Electric charging stations are well and good, but from what I've read on these forums, it can take hours to charge a vehicle.

Personally, I don't plan on parking my car at a charging station for 6 hours after only a couple miles.

Are there faster ways to charge? Using some sort of quick charge system or something?


----------



## ISellMiataParts (Sep 24, 2008)

newer battery technologies will seek to reduce this time, with some compromises (costs of research, cost to produce, cost to purchase, etc)

this website aims to be on the front fringe of the science, from a hobbyist perspective, _it isn't intended for everyone_. And that's cool if its not you, the people in the meat of the bell curve will need to change their mentality to see the tech reach a point of usability.

Personally, I tend to be in the forefront of new "stuff" but I don't ever intend to be bleeding edge. Until its useful enough for me to get what I need out of it for the costs involved I won't be neck deep in an electric car. I think we're at a point that is JUST in front of that usability, and I intend to be there for the sunrise.


----------



## rallyshark (Sep 19, 2008)

The Lithium Titanate Batteries supposedly offer a 10 minute full recharge at a high-power recharge station. Too bad you'd probably have to spend over $100k just on the batteries at this point for that type of EV.

Hopefully the prices will be cut by a half or a quarter and make them financially attainable for someone other than the super-rich.


----------



## ISellMiataParts (Sep 24, 2008)

brandon0409 said:


> Electric charging stations are well and good, but from what I've read on these forums, it can take hours to charge a vehicle.
> 
> Personally, I don't plan on parking my car at a charging station for 6 hours after only a couple miles.
> 
> Are there faster ways to charge? Using some sort of quick charge system or something?

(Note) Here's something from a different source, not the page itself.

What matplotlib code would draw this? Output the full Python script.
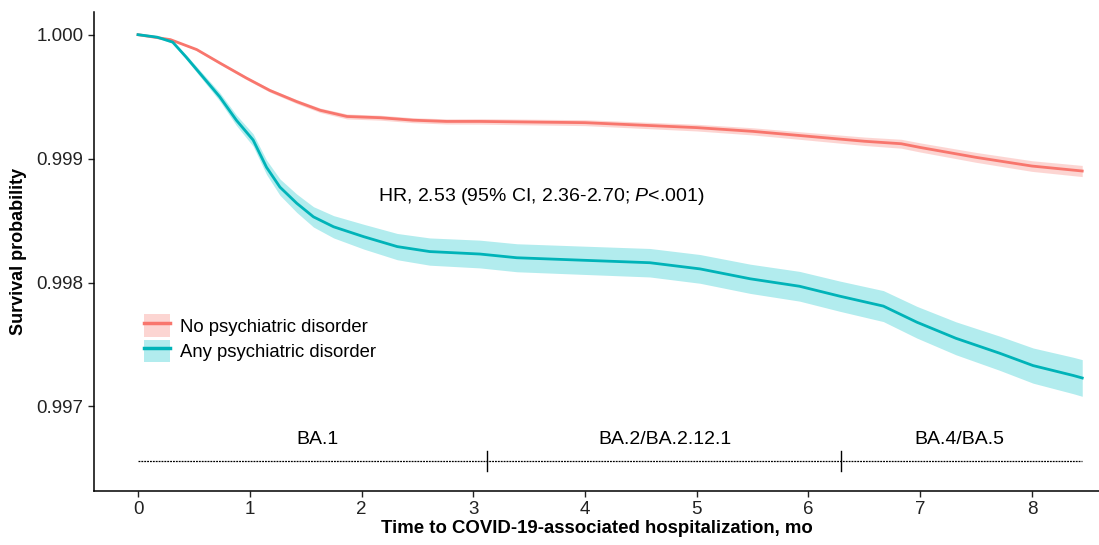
import numpy as np
import matplotlib
matplotlib.use("Agg")
import matplotlib.pyplot as plt
from matplotlib.patches import Patch
from matplotlib.lines import Line2D

plt.rcParams['font.family'] = ['Liberation Sans', 'DejaVu Sans']
plt.rcParams['mathtext.fontset'] = 'custom'
plt.rcParams['mathtext.rm'] = 'Liberation Sans'
plt.rcParams['mathtext.it'] = 'Liberation Sans:italic'

# curve values (months, survival probability, CI half width)
t_no = [0, 0.29, 0.525, 0.735, 0.97, 1.18, 1.42, 1.63, 1.87, 2.17, 2.46, 2.76, 3.06,
        4.0, 5.0, 5.5, 6.0, 6.5, 6.83, 7.0, 7.5, 8.0, 8.45]
s_no = [1.0, 0.99996, 0.99988, 0.99977, 0.99965, 0.99955, 0.99946, 0.99939, 0.99934,
        0.99933, 0.99931, 0.99930, 0.99930, 0.99929, 0.99925, 0.99922, 0.99918,
        0.99914, 0.99912, 0.99909, 0.99901, 0.99894, 0.99890]
ci_no = [0, 0.000004, 0.000008, 0.00001, 0.000012, 0.000014, 0.000016, 0.000018, 0.00002,
         0.00002, 0.00002, 0.000021, 0.000022, 0.000024, 0.000027, 0.000029, 0.000031,
         0.000034, 0.000036, 0.000037, 0.00004, 0.000043, 0.000045]

t_any = [0, 0.17, 0.31, 0.43, 0.58, 0.73, 0.88, 1.03, 1.15, 1.27, 1.42, 1.57, 1.75,
         2.02, 2.32, 2.61, 3.06, 3.39, 3.98, 4.58, 5.03, 5.48, 5.92, 6.28, 6.67,
         6.97, 7.32, 7.71, 8.01, 8.37, 8.45]
s_any = [1.0, 0.99998, 0.99994, 0.99982, 0.99966, 0.99950, 0.99931, 0.99915, 0.99893,
         0.99877, 0.99864, 0.99853, 0.99845, 0.99837, 0.99829, 0.99825, 0.99823,
         0.99820, 0.99818, 0.99816, 0.99811, 0.99803, 0.99797, 0.99789, 0.99781,
         0.99768, 0.99755, 0.99743, 0.99733, 0.99725, 0.99723]
ci_any = [0, 0.000005, 0.00001, 0.000018, 0.000026, 0.000034, 0.000042, 0.00005, 0.000058,
          0.000066, 0.000074, 0.000082, 0.00009, 0.0001, 0.000106, 0.00011, 0.000112,
          0.000113, 0.000114, 0.000115, 0.000116, 0.000118, 0.00012, 0.000122, 0.000125,
          0.000128, 0.000133, 0.000138, 0.000142, 0.000147, 0.000148]

labels = ["No psychiatric disorder", "Any psychiatric disorder"]
colors = ["#F8766D", "#00B3B8"]
fills = ["#F8766D", "#00C2C7"]

periods = ["BA.1", "BA.2/BA.2.12.1", "BA.4/BA.5"]
period_mid = [1.61, 4.72, 7.35]
period_breaks = [3.12, 6.29]
period_end = 8.45

fig = plt.figure(figsize=(10.99, 5.45), dpi=100)
ax = fig.add_axes([94 / 1099, 1 - 491 / 545, 1 - 94 / 1099, (491 - 12) / 545])

series = [(t_no, s_no, ci_no), (t_any, s_any, ci_any)]
for (t, s, ci), c, f in zip(series, colors, fills):
    t = np.array(t); s = np.array(s); ci = np.array(ci)
    ax.fill_between(t, s - ci, s + ci, color=f, alpha=0.3, lw=0)
    ax.plot(t, s, color=c, lw=2.0)

# variant periods
yb = 0.99656
ax.plot([0, period_end], [yb, yb], color='black', lw=0.9, ls=(0, (1.5, 0.8)))
for b in period_breaks:
    ax.plot([b, b], [yb - 0.00008, yb + 0.00008], color='black', lw=1.0)
for lab, m in zip(periods, period_mid):
    ax.text(m, 0.99673, lab, ha='center', va='center', fontsize=14)

ax.text(2.15, 0.998693, r"HR, 2.53 (95% CI, 2.36-2.70; $\it{P}$<.001)",
        ha='left', va='center', fontsize=14)

ax.set_xlim(-0.394, 8.60)
ax.set_ylim(0.996318, 1.000183)
ax.set_xticks(range(0, 9))
ax.set_yticks([0.997, 0.998, 0.999, 1.000])
ax.set_yticklabels(["0.997", "0.998", "0.999", "1.000"])
ax.tick_params(labelsize=13.5, length=4, width=1, colors='#222222')
for sp in ['top', 'right']:
    ax.spines[sp].set_visible(False)
for sp in ['left', 'bottom']:
    ax.spines[sp].set_linewidth(1.1)

ax.set_xlabel("Time to COVID-19-associated hospitalization, mo", fontsize=13.4,
              fontweight='bold', labelpad=1)
ax.set_ylabel("Survival probability", fontsize=13, fontweight='bold', labelpad=7)

handles = [(Patch(facecolor=f, alpha=0.3, lw=0), Line2D([], [], color=c, lw=2.5))
           for c, f in zip(colors, fills)]
ax.legend(handles, labels, loc='upper left', bbox_to_anchor=(0.0498, 0.369),
          frameon=False, fontsize=13.3, handlelength=1.4, handleheight=1.5,
          labelspacing=0.15, handletextpad=0.55, borderpad=0, borderaxespad=0)

fig.savefig("out.png", dpi=100)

In addition, I believe I read that the new BMW Mini electric being built for NYC and LA will provide quicker charging than what we're used to. 4-6 hrs ish


----------



## WattUp (Oct 22, 2008)

cool article... it got me thinking about the possibility of nation-wide network of charge up sites... not so much commercial sites, but other EV users who would be willing to allow free or low cost charge ups while traveling outside your normal range.... it would not only allow an EV to travel greater distances but would be an excellent opportunity for information exchange and relationships to develop between users... all the info on "volunteers" could easily be maintained on a website... is this already being done; has someone tried to organize such a resource?? 

Onward & upward!!


----------



## ISellMiataParts (Sep 24, 2008)

Here is something that might work well, a state or nationwide charge network, developed via website. Website access would be a monthly charge - and the fees gained via the website could be distributed to the charge locations based on the numbers of use. Just enough to offset the cost of chargine. $.50 a use or something silly, i donno. I personally wouldn't want to pay for two cars to charge every night, mine and a visitors 

Cities could easily develop these at park and rides, they already have them wired for street lamps, just put in a coin meter like the annoying parking space meters we're already used to.

There is a park n ride about a mile from my work, and a half mile from my house. It wouldn't be hard to drop my car there and get a ride the last mile to my job, and im working and living in a semi-rural area (i pass dozens of farms on the way to work)


----------